When you select Hard Mode, Wordle enforces a rule that "any revealed hints must be used in subsequent guesses." Does that make the game harder, or just dumber? Let's consider a typical example.
Suppose that today's Wordle answer is STORE, and you have a very lucky first guess of STOIC. Three green squares! After only one guess, you have nearly solved the puzzle. Or have you?
Based on what we know from that first guess, there are 14 possible answers: the words that start with STO and don't include an I or a C. These words: stool, stout, stove, story, stomp, stood, stork, stony, storm, stole, stoke, stone, stoop, and store.

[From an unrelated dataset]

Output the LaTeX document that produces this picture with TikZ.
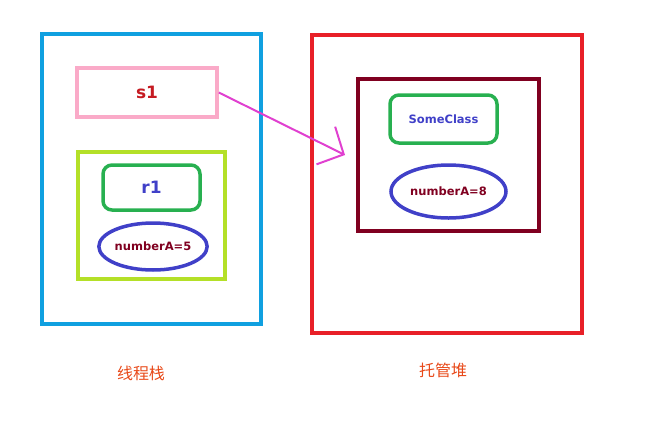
\documentclass[tikz,border=0pt]{standalone}
\usepackage{fontspec}
\setsansfont{DejaVu Sans}
\newfontfamily\cjk{Noto Sans CJK SC}
\usetikzlibrary{arrows.meta, shapes.geometric}
\definecolor{stackblue}{RGB}{16, 160, 224}
\definecolor{heapred}{RGB}{232, 32, 40}
\definecolor{refpink}{RGB}{250, 170, 200}
\definecolor{objlime}{RGB}{180, 224, 40}
\definecolor{objgreen}{RGB}{40, 176, 80}
\definecolor{fieldblue}{RGB}{64, 64, 200}
\definecolor{darkwine}{RGB}{128, 0, 32}
\definecolor{labelorange}{RGB}{232, 72, 24}
\definecolor{arrowmagenta}{RGB}{224, 64, 208}

\begin{document}
\begin{tikzpicture}[
      x=1pt, y=-1pt,
      box/.style={
          draw, line width=3.5pt, inner sep=0pt
      },
      field/.style={
          draw=fieldblue, line width=3.5pt, ellipse, inner sep=0pt,
          text=darkwine, font=\sffamily\bfseries\fontsize{11.5}{13}\selectfont
      },
      title/.style={
          text=labelorange, font=\cjk\fontsize{16}{18}\selectfont
      },
      pointer/.style={
          draw=arrowmagenta, line width=2pt,
          -{Straight Barb[length=20pt, width=42pt, line width=2pt]}
      }
  ]
      \useasboundingbox (0,0) rectangle (649,445);

      % Pile du thread
      \node[box, draw=stackblue, line width=4pt, minimum width=219pt, minimum height=290pt] (stack) at (151.5, 179) {};
      \node[box, draw=refpink, minimum width=140pt, minimum height=49pt,
            text=heapred!85!black, font=\sffamily\bfseries\fontsize{17}{19}\selectfont] (s1) at (147, 92.5) {s1};
      \node[box, draw=objlime, minimum width=147pt, minimum height=127pt] (obj) at (151.5, 215.5) {};
      \node[box, draw=objgreen, rounded corners=9pt, minimum width=97pt, minimum height=45pt,
            text=fieldblue, font=\sffamily\bfseries\fontsize{17}{19}\selectfont] (r1) at (151.5, 187.5) {r1};
      \node[field, minimum width=106pt, minimum height=47pt] (numA) at (153, 246.5) {numberA=5};

      % Tas managé
      \node[box, draw=heapred, line width=4pt, minimum width=270pt, minimum height=298pt] (heap) at (447, 184) {};
      \node[box, draw=darkwine, minimum width=181pt, minimum height=152pt] (inst) at (448.5, 155) {};
      \node[box, draw=objgreen, rounded corners=9pt, minimum width=107pt, minimum height=48pt,
            text=fieldblue, font=\sffamily\bfseries\fontsize{11.5}{13}\selectfont] (cls) at (443.5, 119) {SomeClass};
      \node[field, minimum width=115pt, minimum height=53pt] (numB) at (448.5, 191.5) {numberA=8};

      % Titres
      \node[title] (lstack) at (141, 373) {线程栈};
      \node[title] (lheap) at (443, 370) {托管堆};

      % Référence
      \coordinate (tip) at (345, 155);
      \draw[pointer] (s1.east) -- (tip);
  \end{tikzpicture}
\end{document}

So let's suppose you guess STOMP next. OK, the response to that tells us that M and P are not in the answer. So there are now 12 possible answers: stool, stout, stove, story, stood, stork, stony, storm, stole, stoke, stone, or store.
Five of those answers include an E, so for your next guess let's suppose you go with STOVE. Four green squares! Now you know that the answer is a word of the form S-T-O-?-E. There are only four possibilities (stole, stoke, stone, or store), and you have three guesses left to solve the possible.
If you're not playing in Hard Mode, you can use some creative strategy to solve the puzzle in exactly two more guesses. The answer will contain one of the letters L, K, N, or R, so you can play the word LONER to find out which one. The yellow R in the final position tells us that R is in the answer, so you can now play STORE knowing with certainty that this is the answer.
In Hard Mode, you're not allowed think creatively or strategically, because you must play all of the letters that you've already identified. Hard Mode won't let you play LONER, because it doesn't contain an S or a T. So you're forced to engage in a mindless guessing game, trying each of the words that start with STO and and with E. If your next three guesses happen to be STOLE, STONE, and STOKE, you'll fail to solve the puzzle.
Hard Mode or not, Wordle Art or not, know the answer or not, whatever. Do whatever seems fun at the moment. If you're not having fun, you're doing it wrong!